A brief summary of the case: Norse Energy Corporation issued an announcement on 15 March 2012 stating that it had entered into an agreement to sell its assets in New York State to EmKey Resources LLC. The sale was related to the company’s production operations, gathering system and pipelines in central New York. The consideration for the sale was USD 37 million, and the buyer was to receive a three-year warrant to purchase 81 million shares in Norse Energy Corporation at a strike price of NOK 0.40.
The sale was of such a size that it triggered the obligation to publish a detailed stock exchange announcement and an information document, in addition to provide Oslo Børs with a report on whether the company continued to comply with the requirements for continued listing.
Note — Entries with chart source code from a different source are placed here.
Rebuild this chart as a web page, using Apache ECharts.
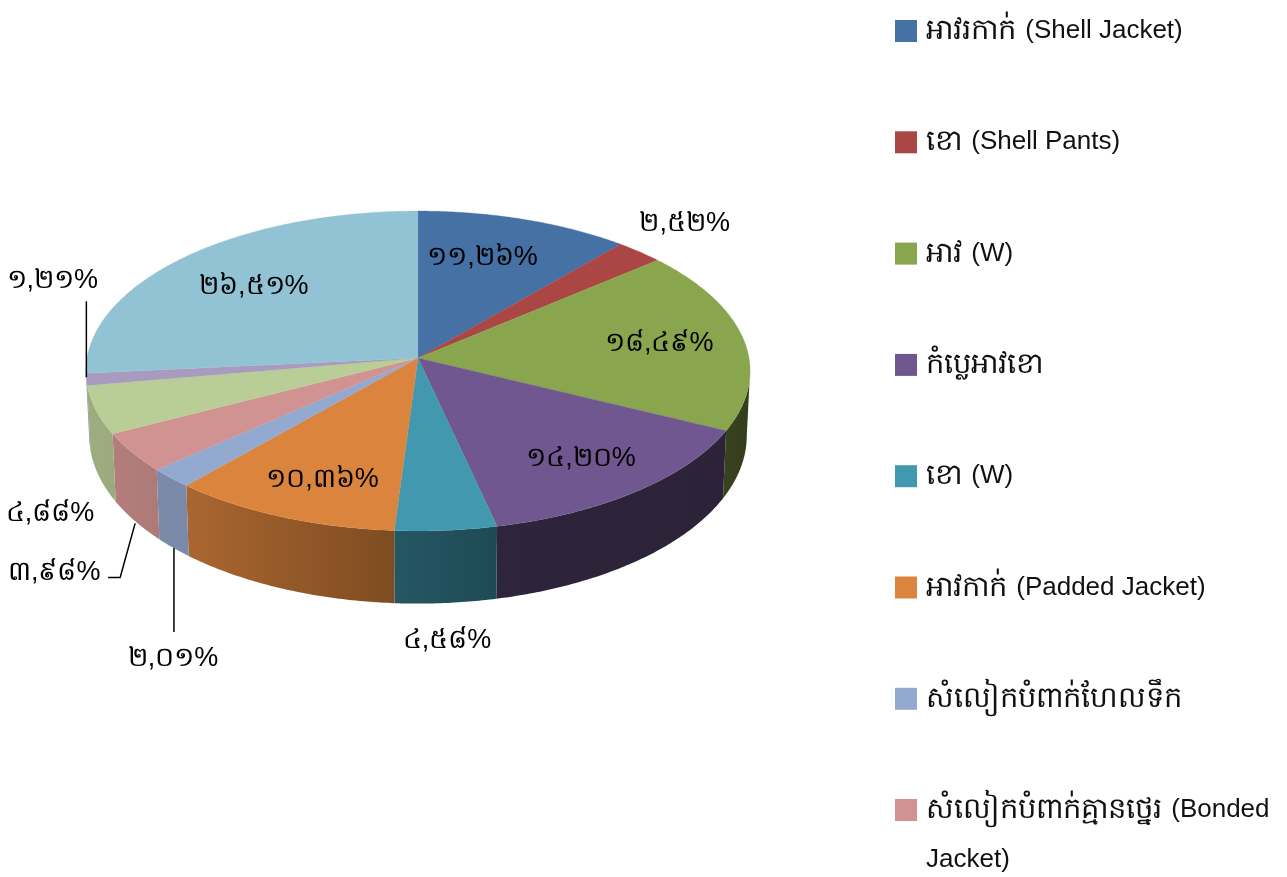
<!DOCTYPE html>
<html><head><meta charset="utf-8">
<style>html,body{margin:0;padding:0;background:#fff}#c{width:1287px;height:877px}</style>
<script src="https://cdn.jsdelivr.net/npm/echarts@6/dist/echarts.min.js"></script>
</head><body><div id="c"></div>
<script>
const categories = ['អាវរកាក់ (Shell Jacket)','ខោ (Shell Pants)','អាវ (W)','កំប្លេអាវខោ','ខោ (W)','អាវកាក់ (Padded Jacket)','សំលៀកបំពាក់ហែលទឹក','សំលៀកបំពាក់គ្មានថ្នេរ (Bonded\nJacket)','Series 9','Series 10','Series 11'];
const legendCount = 8;
const values = [11.26,2.52,18.49,14.20,4.58,10.36,2.01,3.98,4.88,1.21,26.51];
const valueLabels = ['១១,២៦%','២,៥២%','១៨,៤៩%','១៤,២០%','៤,៥៨%','១០,៣៦%','២,០១%','៣,៩៨%','៤,៨៨%','១,២១%','២៦,៥១%'];
const topColors = ['#4571A5','#AA4644','#89A54E','#71578F','#4198AF','#DB843D','#93A9CF','#D19392','#B9CD96','#A99BBD','#92C3D4'];
const sideColors = [['#334455','#334455'],['#7f3433','#7f3433'],['#3A4320','#343C1C'],['#2E243B','#2C2338'],['#245763','#1E4A54'],['#AA6630','#7E4C22'],['#7A8AA8','#7A8AA8'],['#B27D7B','#AE7A78'],['#9EAD7F','#9CAB7D'],['#8E82A0','#8E82A0'],['#77aabb','#77aabb']];
// label centre as pixel offset from the rim point at the slice's mid-angle
const labelOffsets = [[-42,38],[45,-28],[-84,5],[-56,-33],[1,110],[41,-37],[2,181],[-78,120],[-46,104],[-34,-99],[68,30]];
// leader polylines, same reference point
const leaders = {6:[[3,70],[3,154]],7:[[3,71],[-12,125],[-24,125]],9:[[0,-78],[0,-2]]};

// perspective disc geometry
const cx=418, cy=358, A=331, B=158.9, K=0.0812;
const XS=0.99, BS=1.05, BOTTOM_Y=422;
const total = values.reduce((a,b)=>a+b,0);
const starts=[]; values.reduce((a,v,i)=>(starts[i]=a,a+v),0);
const th = p => p/total*2*Math.PI;
function topPt(t,r=1){const X=Math.sin(t)*r,Y=Math.cos(t)*r,w=1+K*Y;return [cx+A*X/w,cy-B*Y/w];}
function botPt(t){const X=Math.sin(t),Y=Math.cos(t),w=1+K*Y;return [cx+XS*A*X/w,BOTTOM_Y-BS*B*Y/w];}
const wallFrom=Math.acos(-K), wallTo=2*Math.PI-Math.acos(-K);
function arc(fn,a,b){const n=Math.max(2,Math.ceil(Math.abs(b-a)/0.01));const o=[];for(let i=0;i<=n;i++)o.push(fn(a+(b-a)*i/n));return o;}

function render(i){
  return function(params,api){
    const v=api.value(0), a=th(starts[i]), b=th(starts[i]+v), mid=(a+b)/2;
    const kids=[];
    const wa=Math.max(a,wallFrom), wb=Math.min(b,wallTo);
    if(wb>wa){
      const t=arc(topPt,wa,wb), q=arc(botPt,wb,wa);
      kids.push({type:'polygon',z2:1,shape:{points:t.concat(q)},
        style:{fill:new echarts.graphic.LinearGradient(0,0,1,0,[{offset:0,color:sideColors[i][0]},{offset:1,color:sideColors[i][1]}]),stroke:null}});
    }
    const pts=[[cx,cy]].concat(arc(topPt,a,b));
    kids.push({type:'polygon',z2:2,shape:{points:pts},style:{fill:topColors[i],stroke:topColors[i],lineWidth:0.3}});
    const rim=topPt(mid);
    if(leaders[i]){
      kids.push({type:'polyline',z2:3,shape:{points:leaders[i].map(o=>[rim[0]+o[0],rim[1]+o[1]])},style:{fill:null,stroke:'#000',lineWidth:1.5}});
    }
    kids.push({type:'text',z2:4,style:{text:valueLabels[i],x:rim[0]+labelOffsets[i][0],y:rim[1]+labelOffsets[i][1],align:'center',verticalAlign:'middle',
      fill:'#000',font:'27px "Liberation Sans",sans-serif'}});
    return {type:'group',children:kids};
  };
}
function legendText(n){
  const p=n.indexOf('(');
  if(p<0) return '{k|'+n+'}';
  const head='{k|'+n.slice(0,p).trim()+'}{l| '+n.slice(p).split('\n')[0]+'}';
  const tail=n.split('\n')[1];
  return tail?'\n'+head+'\n{l|'+tail+'}':head;
}
const legendBase={
  orient:'vertical',left:895,height:1400,padding:0,itemWidth:22,itemHeight:22,itemGap:61.3,
  selectedMode:false,formatter:legendText,
  textStyle:{fontFamily:'"Liberation Sans",sans-serif',fontSize:26,lineHeight:50,color:'#111',padding:[0,0,0,4],
    rich:{k:{fontFamily:'"Liberation Sans",sans-serif',fontSize:29,lineHeight:50,color:'#111',padding:[0,2,0,0]},
          l:{fontFamily:'"Liberation Sans",sans-serif',fontSize:26,lineHeight:50,color:'#111'}}}
};
const legendItem=n=>({name:n,icon:'rect'});

const chart=echarts.init(document.getElementById('c'),null,{renderer:'canvas'});
chart.setOption({
  animation:false,
  backgroundColor:'#fff',
  // the two-line last entry gets its own legend so its symbol stays on the first line
  legend:[
    Object.assign({},legendBase,{top:6,data:categories.slice(0,legendCount-1).map(legendItem)}),
    Object.assign({},legendBase,{top:735,data:categories.slice(legendCount-1,legendCount).map(legendItem)})
  ],
  series:values.map((v,i)=>({
    type:'custom',name:categories[i],coordinateSystem:'none',silent:true,
    itemStyle:{color:topColors[i]},
    data:[[v]],renderItem:render(i)
  }))
});
</script></body></html>
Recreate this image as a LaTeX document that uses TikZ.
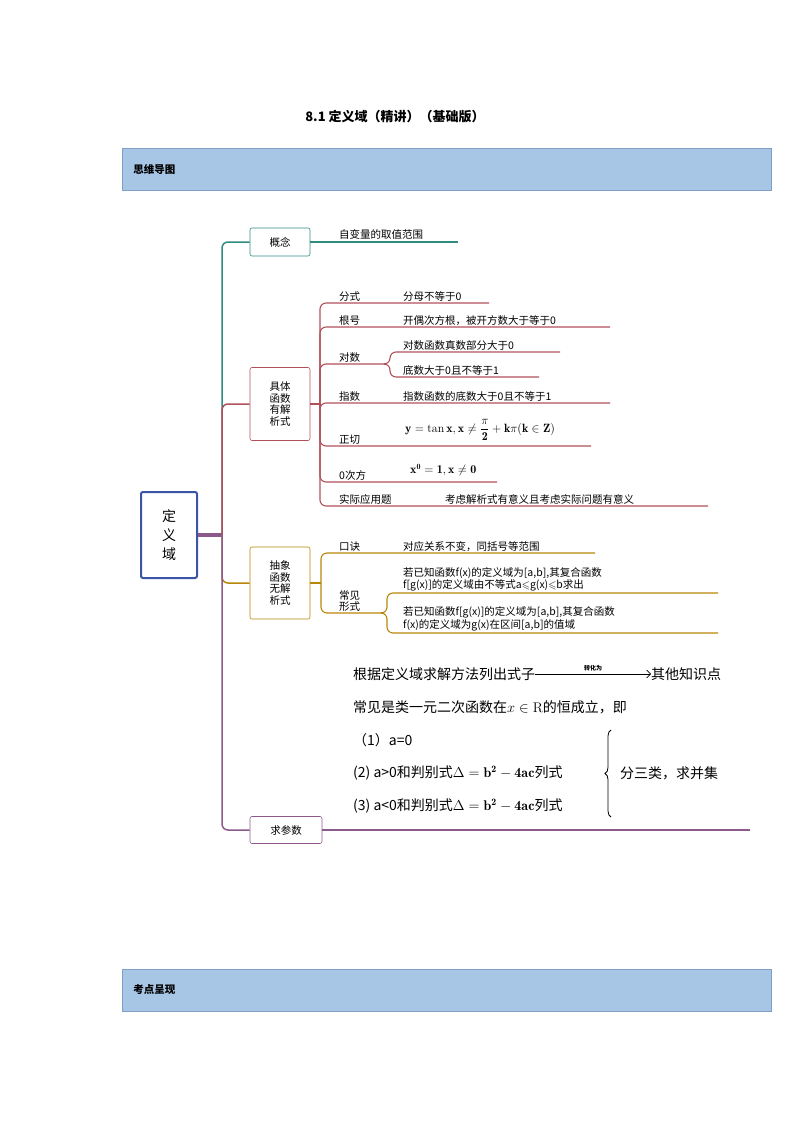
\documentclass[tikz,border=0pt]{standalone}
\usepackage{fontspec}
\usepackage{amssymb,amsmath}
\newfontfamily\cjk{Noto Sans CJK SC}
\usetikzlibrary{positioning,decorations.pathreplacing,arrows.meta}
\definecolor{tealb}{HTML}{2E8B80}
\definecolor{redb}{HTML}{B0505A}
\definecolor{goldb}{HTML}{B8860B}
\definecolor{purpb}{HTML}{8B5A8B}
\definecolor{barfill}{HTML}{A7C5E5}
\definecolor{barline}{HTML}{7F9FC4}
\definecolor{rootblue}{HTML}{3A55A8}
\begin{document}
\begin{tikzpicture}[x=1pt,y=-1pt,font=\cjk\fontsize{10.5}{12}\selectfont,
  box/.style={draw,rounded corners=2pt,semithick,align=center,inner sep=2pt,minimum width=60},
  bar/.style={draw=barline,fill=barfill,minimum width=649,minimum height=42,inner sep=0pt},
  lab/.style={anchor=south west,inner sep=1pt,align=left},
  txt/.style={anchor=west,inner sep=0pt,font=\cjk\fontsize{14}{16}\selectfont},
  br/.style={line width=1.1pt,rounded corners=6pt}]
\useasboundingbox (0,0) rectangle (794,1123);
% headers %
\node[font=\cjk\bfseries\fontsize{13}{15}\selectfont] (title) at (395,117) {8.1 定义域（精讲）（基础版）};
\node[bar] (h1) at (446.5,169) {};
\node[anchor=west,font=\cjk\bfseries\fontsize{10.5}{12}\selectfont] (h1t) at ([xshift=8pt]h1.west) {思维导图};
\node[bar] (h2) at (446.5,990) {};
\node[anchor=west,font=\cjk\bfseries\fontsize{10.5}{12}\selectfont] (h2t) at ([xshift=8pt]h2.west) {考点呈现};
% main nodes %
\node[box,draw=rootblue,line width=2pt,minimum width=56,minimum height=86,font=\cjk\fontsize{14}{19}\selectfont] (root) at (169,535) {定\\义\\域};
\coordinate (tr) at (222,535);
\node[box,draw=tealb,minimum height=28] (gn) at (280,242) {概念};
\node[box,draw=redb,minimum height=73,font=\cjk\fontsize{10.5}{11.5}\selectfont] (ju) at (280,404) {具体\\函数\\有解\\析式};
\node[box,draw=goldb,minimum height=72,font=\cjk\fontsize{10.5}{11.5}\selectfont] (cx) at (280,583) {抽象\\函数\\无解\\析式};
\node[box,draw=purpb,minimum width=72,minimum height=27] (qc) at (286,830) {求参数};
% trunk %
\draw[purpb,line width=4pt] (root.east) -- (tr);
\draw[tealb,br,line width=1.5pt] (tr) |- (gn.west);
\draw[redb,br,line width=1.5pt] (tr) |- (ju.west);
\draw[goldb,br,line width=1.5pt] (tr) |- (cx.west);
\draw[purpb,br,line width=1.5pt] (tr) |- (qc.west);
% concept %
\coordinate (gn1) at (458,242);
\draw[tealb,line width=1.1pt] (gn.east) -- (gn1);
\node[lab] (gnv) at (338,241) {自变量的取值范围};
% concrete functions %
\coordinate (jt) at (320,404);
\draw[redb,line width=1.1pt] (ju.east) -- (jt);
\coordinate (fs1) at (489,303);
\coordinate (gh1) at (610,327);
\coordinate (ds1) at (385,364);
\coordinate (ds2) at (560,352);
\coordinate (ds3) at (539,377);
\coordinate (zs1) at (610,403);
\coordinate (zq1) at (591,446);
\coordinate (lc1) at (497,482);
\coordinate (sj1) at (708,506);
\foreach \e in {fs1,gh1,ds1,zs1,zq1,lc1,sj1}
  \draw[redb,br] (jt) |- (\e);
\draw[redb,br] (ds1) -- ++(5,0) |- (ds2);
\draw[redb,br] (ds1) -- ++(5,0) |- (ds3);
\node[lab] (fsl) at (338,303) {分式};
\node[lab] (fsv) at (402,303) {分母不等于0};
\node[lab] (ghl) at (338,327) {根号};
\node[lab] (ghv) at (402,327) {开偶次方根，被开方数大于等于0};
\node[lab] (dsl) at (338,364) {对数};
\node[lab] (dsv1) at (402,352) {对数函数真数部分大于0};
\node[lab] (dsv2) at (402,377) {底数大于0且不等于1};
\node[lab] (zsl) at (338,403) {指数};
\node[lab] (zsv) at (402,403) {指数函数的底数大于0且不等于1};
\node[lab] (zql) at (338,446) {正切};
\node[lab,font=\fontsize{12}{14}\selectfont] (zqv) at (404,442) {$\mathbf{y=\tan x, x\neq\dfrac{\pi}{2}+k\pi(k\in Z)}$};
\node[lab,font=\fontsize{12}{14}\selectfont] (lcv) at (409,477) {$\mathbf{x^0=1, x\neq 0}$};
\node[lab] (lcl) at (338,482) {0次方};
\node[lab] (sjl) at (338,506) {实际应用题};
\node[lab] (sjv) at (444,506) {考虑解析式有意义且考虑实际问题有意义};
% abstract functions %
\coordinate (ct) at (321,583);
\draw[goldb,line width=1.1pt] (cx.east) -- (ct);
\coordinate (kj1) at (595,553);
\coordinate (cj1) at (384,613);
\coordinate (cj2) at (718,593);
\coordinate (cj3) at (718,633);
\draw[goldb,br] (ct) |- (kj1);
\draw[goldb,br] (ct) |- (cj1);
\draw[goldb,br] (cj1) -- ++(3,0) |- (cj2);
\draw[goldb,br] (cj1) -- ++(3,0) |- (cj3);
\node[lab] (kjl) at (338,553) {口诀};
\node[lab] (kjv) at (402,553) {对应关系不变，同括号等范围};
\node[lab,font=\cjk\fontsize{10.5}{11.5}\selectfont] (cjl) at (338,613) {常见\\形式};
\node[lab,font=\cjk\fontsize{10.5}{11.5}\selectfont] (cjv1) at (402,592) {若已知函数f(x)的定义域为[a,b],其复合函数\\f[g(x)]的定义域由不等式a$\leqslant$g(x)$\leqslant$b求出};
\node[lab,font=\cjk\fontsize{10.5}{11.5}\selectfont] (cjv2) at (402,632) {若已知函数f[g(x)]的定义域为[a,b],其复合函数\\f(x)的定义域为g(x)在区间[a,b]的值域};
% parameters %
\coordinate (qc1) at (750,830);
\draw[purpb,line width=1.1pt] (qc.east) -- (qc1);
\node[txt] (p1) at (353,674) {根据定义域求解方法列出式子};
\node[txt] (p1b) at (651,674) {其他知识点};
\draw[-{Straight Barb[length=4pt]},semithick] (p1.east) -- node[above=-1pt,font=\cjk\bfseries\fontsize{6}{7}\selectfont] {转化为} (p1b.west);
\node[txt] (p2) at (353,707) {常见是类一元二次函数在$x\in\mathrm{R}$的恒成立，即};
\node[txt] (p3) at (353,740) {（1）a=0};
\node[txt] (p4) at (353,773) {(2) a>0和判别式$\Delta=\mathbf{b^2-4ac}$列式};
\node[txt] (p5) at (353,806) {(3) a<0和判别式$\Delta=\mathbf{b^2-4ac}$列式};
\draw[decorate,decoration={brace,amplitude=6pt},thick] (611,817) -- (611,730);
\node[txt] (p6) at (620,773) {分三类，求并集};
\end{tikzpicture}
\end{document}
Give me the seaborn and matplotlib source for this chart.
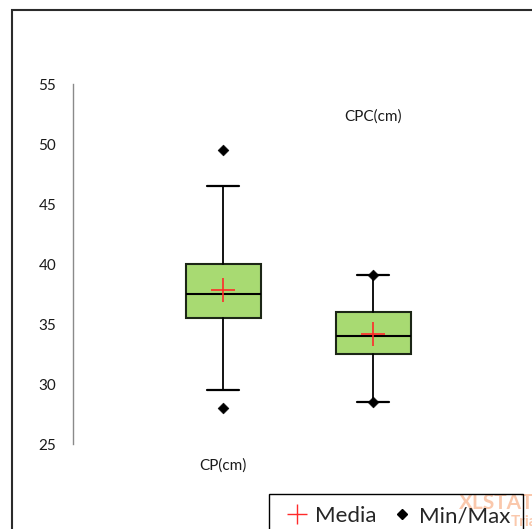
import matplotlib
matplotlib.use("Agg")
import matplotlib.pyplot as plt
import seaborn as sns
import pandas as pd
from matplotlib.patches import Rectangle
from matplotlib.lines import Line2D

# ---- data ----
variables = ["CP(cm)", "CPC(cm)"]
q1 = [35.5, 32.5]
median = [37.5, 34.0]
q3 = [40.0, 36.0]
whisker_low = [29.5, 28.5]
whisker_high = [46.5, 39.1]
means = [37.8, 34.2]
minimum = [28.0, 28.5]
maximum = [49.5, 39.1]
y_ticks = [25, 30, 35, 40, 45, 50, 55]
legend_labels = ["Media", "Min/Max"]

sns.set_style("white")
plt.rcParams["font.family"] = ["Lato", "DejaVu Sans"]

W, H = 532, 529
fig = plt.figure(figsize=(W / 100, H / 100), dpi=100)

# axes: x from px 73 to 532, y from px 84 (55) to 444 (25)
ax = fig.add_axes([73 / W, (H - 444) / H, (W - 73) / W, (444 - 84) / H])
ax.set_ylim(25, 55)
ax.set_xlim(-1.0, 2.06)

stats = []
for i, name in enumerate(variables):
    stats.append(dict(label=name, q1=q1[i], med=median[i], q3=q3[i],
                      whislo=whisker_low[i], whishi=whisker_high[i],
                      mean=means[i], fliers=[]))

box_color = "#A8DA72"
edge = "#1c2616"
ax.bxp(stats, positions=[0, 1], widths=0.5, capwidths=0.207,
       showmeans=False, showfliers=False, patch_artist=True,
       boxprops=dict(facecolor=box_color, edgecolor=edge, linewidth=1.5),
       medianprops=dict(color="black", linewidth=1.5),
       whiskerprops=dict(color="black", linewidth=1.3),
       capprops=dict(color="black", linewidth=1.6))

# means and min/max markers through seaborn
df_mean = pd.DataFrame({"x": [0, 1], "y": means})
sns.scatterplot(data=df_mean, x="x", y="y", marker="+", s=300,
                color="#FF2A2A", linewidth=1.2, ax=ax, zorder=5, legend=False)
df_mm = pd.DataFrame({"x": [0, 1, 0, 1], "y": minimum + maximum})
sns.scatterplot(data=df_mm, x="x", y="y", marker="D", s=30,
                color="black", edgecolor="black", ax=ax, zorder=5,
                legend=False, clip_on=False)

# category labels
ax.text(0, 23.2, variables[0], ha="center", va="center", fontsize=11,
        color="#1a1a1a", clip_on=False)
ax.text(1, 52.3, variables[1], ha="center", va="center", fontsize=11,
        color="#1a1a1a", clip_on=False)

# axis styling
for s in ["top", "right", "bottom"]:
    ax.spines[s].set_visible(False)
ax.spines["left"].set_color("#8a8a8a")
ax.spines["left"].set_linewidth(1.0)
ax.set_yticks(y_ticks)
ax.set_yticklabels([str(t) for t in y_ticks], fontsize=11, color="#1a1a1a")
ax.tick_params(axis="y", direction="inout", length=8, width=1.0,
               color="#8a8a8a", pad=8)
ax.set_xticks([])
ax.set_xlabel("")
ax.set_ylabel("")
ax.patch.set_alpha(0)

# outer chart frame
fig.add_artist(Rectangle((12 / W, -0.2), 1.2, (H - 10) / H + 0.2,
                         transform=fig.transFigure, fill=False,
                         edgecolor="#2b2b2b", linewidth=1.5, zorder=0))

# watermark (trial stamp, faint)
fig.text(459 / W, 1 - 503 / H, "XLSTAT", fontsize=15, fontweight="bold",
         color="#FAC8AC", va="center", ha="left", zorder=1)
fig.text(511 / W, 1 - 522 / H, "Trial", fontsize=11, fontweight="bold",
         color="#FAC8AC", va="center", ha="left", zorder=1)

# legend
handles = [Line2D([], [], linestyle="none", marker="+", markersize=14,
                  markeredgewidth=1.0, color="#FF2A2A"),
           Line2D([], [], linestyle="none", marker="D", markersize=5,
                  color="black")]
leg = fig.legend(handles, legend_labels, loc="upper left",
                 bbox_to_anchor=(269 / W, 1 - 494 / H), ncol=2, fontsize=16,
                 frameon=True, fancybox=False, borderpad=0.55,
                 handlelength=1.4, handletextpad=0.1, columnspacing=0.45,
                 borderaxespad=0)
leg.get_frame().set_edgecolor("black")
leg.get_frame().set_linewidth(1.0)
leg.get_frame().set_alpha(None)
leg.get_frame().set_facecolor((1, 1, 1, 0))

fig.savefig("out.png", dpi=100)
All deadlines for these documents were exceeded in violation of the applicable provisions in Continuing Obligations of stock exchange listed companies.
According to Continuing Obligations section 3.5.4, the company should publish an information document no later than 20 days after the conclusion of the contract. The company applied for an extension to 30 April 2012, but the information document was not made public within this deadline either. The document was made public 15 June 2012, approx. 7 weeks after the extended deadline.
According to Continuing Obligations section 3.4.3, the company should publish a so-called extended stock exchange announcement no later than three days after the conclusion of the contract. The company published an announcement on 17 May 2012, approx. 8 weeks after the deadline.
According to Continuing Obligations section 12.1, the company should also provide Oslo Børs with a statement in respect of continued listing within 5 days after the conclusion of the contract. Such a statement was first given 15 June 2012, approx. 12 weeks after the deadline.
The company has also on a previous occasion regarding asset sales in February 2011 violated all three provisions and received on the on 3 June 2011 a letter from Oslo Børs criticizing the delays. This has been taken into consideration in assessing the violation charges, in addition to the fact that the delays for the company to fulfill its obligations were substantial.
The minutes of the Board’s consideration of this case will be made available on the Oslo Børs web site in due course under the heading ‘Regulations’, sub-heading ‘Decisions and Statements’.